Crowned crane (Balearica regulorum) -- Uganda's national bird, but may be more common in Kenya, depending on locale; I always look for them around Eldoret, where there were quite a few this time, especially in the open country around the junction of the Kitale road and the A104 just west of Eldoret town

Wednesday, October 3, 2007

A little sunbird

I don't remember ever seeing a purple-banded sunbird (Nectarinia bifasciata) before, but we do seem to have come across one just outside our gate a couple of days ago. The considerably larger (14 cm v. 11 cm) marico sunbird (Nectarinia mariquensis) is not uncommon in Mbale, and I've often wondered if the size differential would be all that helpful in distinguishing these two species from each other in the field. They have almost identical plumages. Anyway, I was glad to notice that the purple-banded does look quite a bit smaller than the maricos that we have in the neighborhood, and its beak is shorter and appears less curved.

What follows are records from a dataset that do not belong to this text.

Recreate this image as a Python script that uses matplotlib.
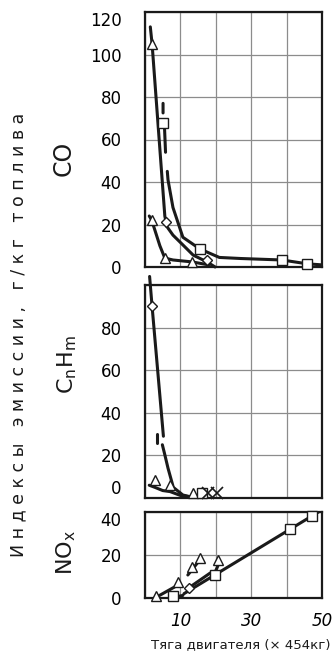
import numpy as np
import matplotlib
matplotlib.use("Agg")
import matplotlib.pyplot as plt

# ── Данные: CO ────────────────────────────────────────────────────────────────
co_steep_x = [1.5, 2.0, 5.6, 6.2, 7.9, 10.7, 13.6, 17.5, 19.8]
co_steep_y = [113, 105, 24, 19, 15, 10.4, 5.6, 2.4, 0]
co_sq_x = [5.1, 5.1, np.nan, 5.5, 5.8, np.nan, 6.3, 6.5, 7.9, 10.7, 15.5, 21.0, 27.0, 38.7, 45.8, 50.0]
co_sq_y = [72.5, 77, np.nan, 66, 54, np.nan, 45, 41, 28, 14, 8.5, 4.5, 4.0, 3.3, 1.5, 1.0]
co_low_x = [1.2, 1.9, 4.2, 5.6, 7.9, 13.3, 18.0]
co_low_y = [24, 22, 10, 4.2, 3.3, 2.4, 1.0]
co_tri_x = [2.0, 1.9, 5.6, 13.3]
co_tri_y = [105, 22, 4.2, 2.4]
co_sqm_x = [5.1, 15.5, 38.7, 45.8]
co_sqm_y = [68, 8.5, 3.3, 1.5]
co_dia_x = [5.9, 17.5]
co_dia_y = [21, 3.3]

# ── Данные: CnHm ──────────────────────────────────────────────────────────────
hc_steep_x = [1.3, 2.0, 5.2]
hc_steep_y = [104, 90, 29]
hc_tick_x = [3.4, 3.4]
hc_tick_y = [30, 26]
hc_sq_x = [4.9, 5.5, 6.5, 8.0, 10.7, 13.0]
hc_sq_y = [25, 21, 14, 5, 1.4, 0.5]
hc_low_x = [1.2, 2.8, 5.0, 7.1, 10.0, 13.0]
hc_low_y = [6, 5, 3.5, 3, 1.2, 0.5]
hc_tri_x = [2.8, 7.1, 13.6]
hc_tri_y = [8.5, 6.1, 2.5]
hc_sqm_x = [16.0]
hc_sqm_y = [2.5]
hc_dia_x = [2.0]
hc_dia_y = [90]
hc_x_x = [17.8, 20.3]
hc_x_y = [2.5, 2.5]

# ── Данные: NOx ───────────────────────────────────────────────────────────────
no_main_x = [11.0, 50.0]
no_main_y = [2.0, 41.0]
no_par_x = [12.7, 18.4]
no_par_y = [5.1, 11.6]
no_left_x = [2.8, 9.3]
no_left_y = [0.0, 6.0]
no_up_x = [12.1, 15.0]
no_up_y = [10.7, 16.7]
no_up2_x = [19.8, 20.6]
no_up2_y = [12.0, 15.0]
no_small_x = [7.9, 10.7]
no_small_y = [0.3, 1.2]
no_tri_x = [3.1, 9.3, 13.3, 15.5, 20.6]
no_tri_y = [0.8, 7.4, 14.4, 18.6, 17.7]
no_sqm_x = [7.9, 19.8, 41.0, 47.2]
no_sqm_y = [0.8, 10.8, 32.0, 38.2]
no_dia_x = [12.4]
no_dia_y = [4.6]

x_ticks = [0, 10, 20, 30, 40, 50]
x_ticklabels = ['', '10', '', '30', '', '50']

# ── Оформление ────────────────────────────────────────────────────────────────
W, H = 332, 663
fig = plt.figure(figsize=(W / 100, H / 100), dpi=100)

def box(top, bottom, left=145, right=322):
    return [left / W, 1 - bottom / H, (right - left) / W, (bottom - top) / H]

ax_co = fig.add_axes(box(12, 267))
ax_hc = fig.add_axes(box(285, 498))
ax_no = fig.add_axes(box(512, 598))

LINE = dict(color='#1a1a1a', lw=2.2, solid_capstyle='round')
MK = dict(ls='none', mfc='white', mec='#1a1a1a', mew=1.0, ms=7, zorder=5, clip_on=False)

def style(ax, ymax, ystep, yticklabels):
    ax.set_xlim(0, 50)
    ax.set_ylim(0, ymax)
    ax.set_xticks(x_ticks)
    ax.set_yticks(np.arange(0, ymax + 1, ystep))
    ax.set_yticklabels(yticklabels, fontsize=12)
    ax.grid(True, color='#8c8c8c', lw=0.9)
    ax.set_axisbelow(True)
    ax.tick_params(length=0, pad=17)
    for s in ax.spines.values():
        s.set_linewidth(1.6)
        s.set_color('#1a1a1a')

style(ax_co, 120, 20, ['0', '20', '40', '60', '80', '100', '120'])
style(ax_hc, 100, 20, ['0', '20', '40', '60', '80', ''])
style(ax_no, 40, 20, ['0', '20', '40'])
ax_co.set_xticklabels([])
ax_hc.set_xticklabels([])
ax_no.set_xticklabels(x_ticklabels, fontsize=12, style='italic')
ax_no.tick_params(axis='x', pad=10)

# нижняя метка CnHm чуть выше, верхняя метка NOx чуть ниже — чтобы не налезали
ax_hc.get_yticklabels()[0].set_va('bottom')
ax_no.get_yticklabels()[-1].set_va('top')
ax_co.get_yticklabels()[-1].set_va('top')

# CO
ax_co.plot(co_steep_x, co_steep_y, **LINE, clip_on=False)
ax_co.plot(co_sq_x, co_sq_y, **LINE)
ax_co.plot(co_low_x, co_low_y, **LINE)
ax_co.plot(co_tri_x, co_tri_y, marker='^', **MK)
ax_co.plot(co_sqm_x, co_sqm_y, marker='s', **MK)
ax_co.plot(co_dia_x, co_dia_y, marker='D', **dict(MK, ms=5.5))

# CnHm
ax_hc.plot(hc_steep_x, hc_steep_y, **LINE, clip_on=False)
ax_hc.plot(hc_tick_x, hc_tick_y, **LINE)
ax_hc.plot(hc_sq_x, hc_sq_y, **LINE)
ax_hc.plot(hc_low_x, hc_low_y, **LINE)
ax_hc.plot(hc_tri_x, hc_tri_y, marker='^', **MK)
ax_hc.plot(hc_sqm_x, hc_sqm_y, marker='s', **MK)
ax_hc.plot(hc_dia_x, hc_dia_y, marker='D', **dict(MK, ms=5.5))
ax_hc.plot(hc_x_x, hc_x_y, marker='x', **dict(MK, ms=8, mew=1.2))

# NOx
for xs, ys in [(no_main_x, no_main_y), (no_par_x, no_par_y), (no_left_x, no_left_y),
               (no_up_x, no_up_y), (no_up2_x, no_up2_y), (no_small_x, no_small_y)]:
    ax_no.plot(xs, ys, **LINE)
ax_no.plot(no_tri_x, no_tri_y, marker='^', **MK)
ax_no.plot(no_sqm_x, no_sqm_y, marker='s', **MK)
ax_no.plot(no_dia_x, no_dia_y, marker='D', **dict(MK, ms=5.5))

# ── Подписи ───────────────────────────────────────────────────────────────────
ylabel = "Индексы эмиссии, г/кг топлива"
fig.text(18 / W, 1 - 335 / H, " ".join(ylabel), rotation=90,
         ha='center', va='center', fontsize=12.5, color='#1a1a1a')
fig.text(64 / W, 1 - 158 / H, "CO", rotation=90, ha='center', va='center',
         fontsize=17, color='#1a1a1a')
fig.text(67 / W, 1 - 365 / H, r"C$_\mathrm{n}$H$_\mathrm{m}$", rotation=90,
         ha='center', va='center', fontsize=16, color='#1a1a1a')
fig.text(66 / W, 1 - 552 / H, r"NO$_\mathrm{x}$", rotation=90, ha='center',
         va='center', fontsize=16, color='#1a1a1a')
fig.text(241 / W, 1 - 645 / H, "Тяга двигателя (× 454кг)", ha='center',
         va='center', fontsize=9.5, color='#1a1a1a')

fig.savefig("out.png", dpi=100, facecolor='white')
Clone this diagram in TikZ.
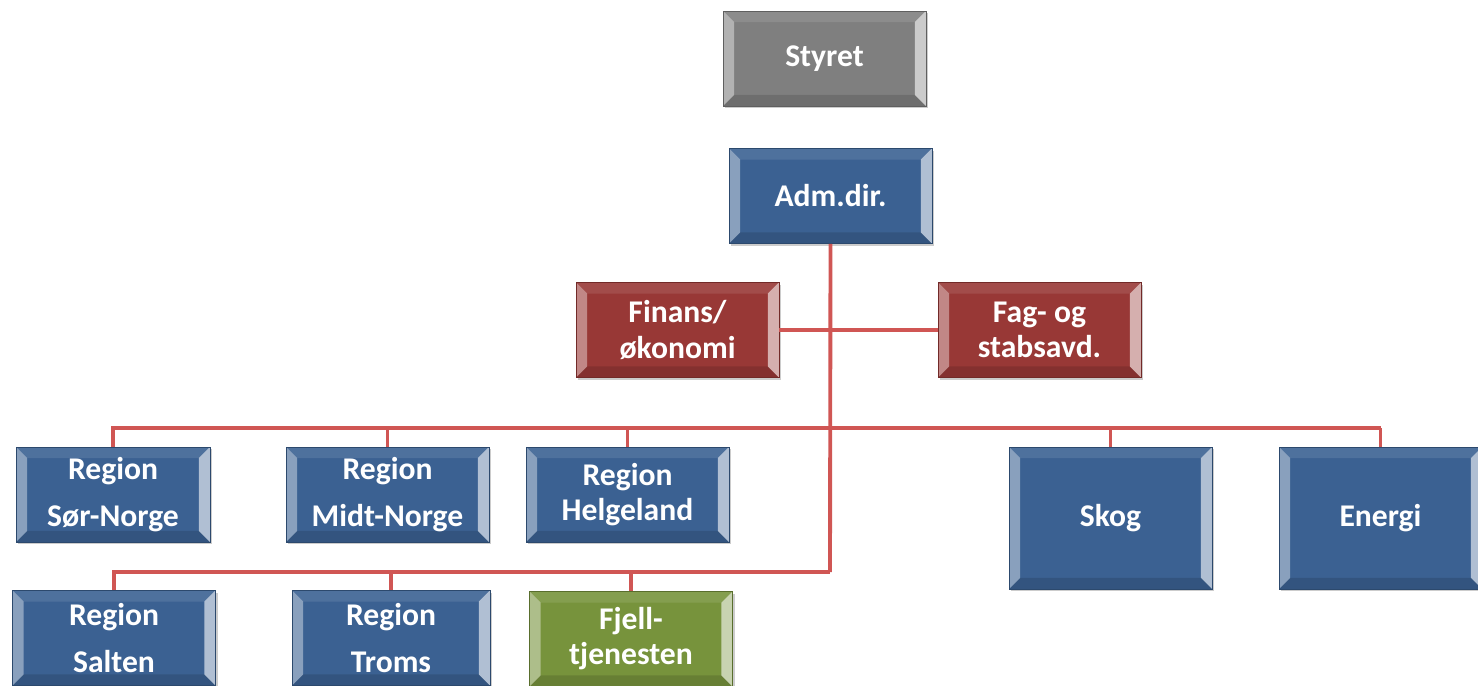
\documentclass[tikz,border=0pt]{standalone}
\usepackage{fontspec}
\setmainfont{Carlito}
\usetikzlibrary{shadows}
\definecolor{orgblue}{RGB}{59,97,146}
\definecolor{orggray}{RGB}{127,127,127}
\definecolor{orgred}{RGB}{152,56,54}
\definecolor{orggreen}{RGB}{119,147,60}
\definecolor{orgline}{RGB}{208,86,84}
\tikzset{
  bevel/.style={path picture={
    \fill[white,opacity=.4] (path picture bounding box.south west) -- (path picture bounding box.north west)
      -- ([shift={(.22cm,-.22cm)}]path picture bounding box.north west) -- ([shift={(.22cm,.22cm)}]path picture bounding box.south west) -- cycle;
    \fill[white,opacity=.6] (path picture bounding box.south east) -- (path picture bounding box.north east)
      -- ([shift={(-.22cm,-.22cm)}]path picture bounding box.north east) -- ([shift={(-.22cm,.22cm)}]path picture bounding box.south east) -- cycle;
    \fill[white,opacity=.1] (path picture bounding box.north west) -- (path picture bounding box.north east)
      -- ([shift={(-.22cm,-.22cm)}]path picture bounding box.north east) -- ([shift={(.22cm,-.22cm)}]path picture bounding box.north west) -- cycle;
    \fill[black,opacity=.13] (path picture bounding box.south west) -- (path picture bounding box.south east)
      -- ([shift={(-.22cm,.22cm)}]path picture bounding box.south east) -- ([shift={(.22cm,.22cm)}]path picture bounding box.south west) -- cycle;
  }},
  unit/.style={fill=#1, draw=#1!75!black, line width=.4pt, bevel, text=white,
    font=\bfseries\fontsize{18}{20}\selectfont, align=center, inner sep=0pt,
    minimum width=4.06cm, minimum height=1.9cm,
    drop shadow={shadow xshift=1.2pt, shadow yshift=-1.4pt, opacity=.4}},
  link/.style={draw=orgline, line width=2.2pt}
}
\begin{document}
\begin{tikzpicture}[x=0.02cm,y=-0.02cm]
\path[use as bounding box, clip] (0,0) rectangle (1478,686);
\node[unit=orggray] (styret) at (824.5,58.5) {Styret};
\node[unit=orgblue] (adm) at (830.5,196) {Adm.dir.};
\node[unit=orgred] (finans) at (677.5,330) {Finans/\\økonomi};
\node[unit=orgred] (fag) at (1039.5,330) {Fag- og\\stabsavd.};
\node[unit=orgblue, minimum width=3.88cm] (sor) at (113,494.5) {Region\\[7pt]Sør-Norge};
\node[unit=orgblue] (midt) at (387.5,494.5) {Region\\[7pt]Midt-Norge};
\node[unit=orgblue] (helg) at (627.5,494.5) {Region\\Helgeland};
\node[unit=orgblue, minimum height=2.84cm] (skog) at (1110.5,518) {Skog};
\node[unit=orgblue, minimum height=2.84cm] (energi) at (1380.5,518) {Energi};
\node[unit=orgblue] (salten) at (114,638) {Region\\[7pt]Salten};
\node[unit=orgblue, minimum width=3.96cm] (troms) at (391,638) {Region\\[7pt]Troms};
\node[unit=orggreen] (fjell) at (631,639) {Fjell-\\tjenesten};
\coordinate (bus1) at (830,428);
\coordinate (bus2) at (830,572);
\path[link]
(adm.south) edge (bus2)
(finans.east) edge (fag.west)
(sor.north) edge[to path={|- (\tikztotarget)}] (energi.north |- bus1)
(energi.north |- bus1) edge (energi.north)
(midt.north |- bus1) edge (midt.north)
(helg.north |- bus1) edge (helg.north)
(skog.north |- bus1) edge (skog.north)
(salten.north) edge[to path={|- (\tikztotarget)}] (bus2)
(troms.north |- bus2) edge (troms.north)
(fjell.north |- bus2) edge (fjell.north)
;
\end{tikzpicture}
\end{document}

A few other notes from along the way...

Saw a steppe/common buzzard (Buteo buteo) on Wanale mountain Sunday, as well as a common kestrel or two (Falco tinnunculus).

Heard a buff-spotted flufftail (Sarothrura elegans) in a swampy patch near our house a few days back.

Have seen several African blue flycatchers (Elminia longicauda) out and about, and, to my particular delight, a male paradise flycatcher (Terpsiphone viridis) with the gorgeous long tail streamers of his breeding plumage.

Observed a solitary bronze-tailed glossy starling (Lamprotornis chalcurus) on a utility line Monday - may have been a vagrant, since there seem to be no others around currently, and they are normally found in pairs or small flocks.

Our black / yellow-billed kites (Milvus migrans) are back in force. I watched one stoop down behind a hedge yesterday and come back up with a chick from a domestic chicken brood in its talons.

Can't remember if I posted about having a black goshawk / sparrowhawk (Accipiter melanoleucus) visible and calling in the top of a mahogany tree not far from our house a week or so back. We come across these here only occasionally.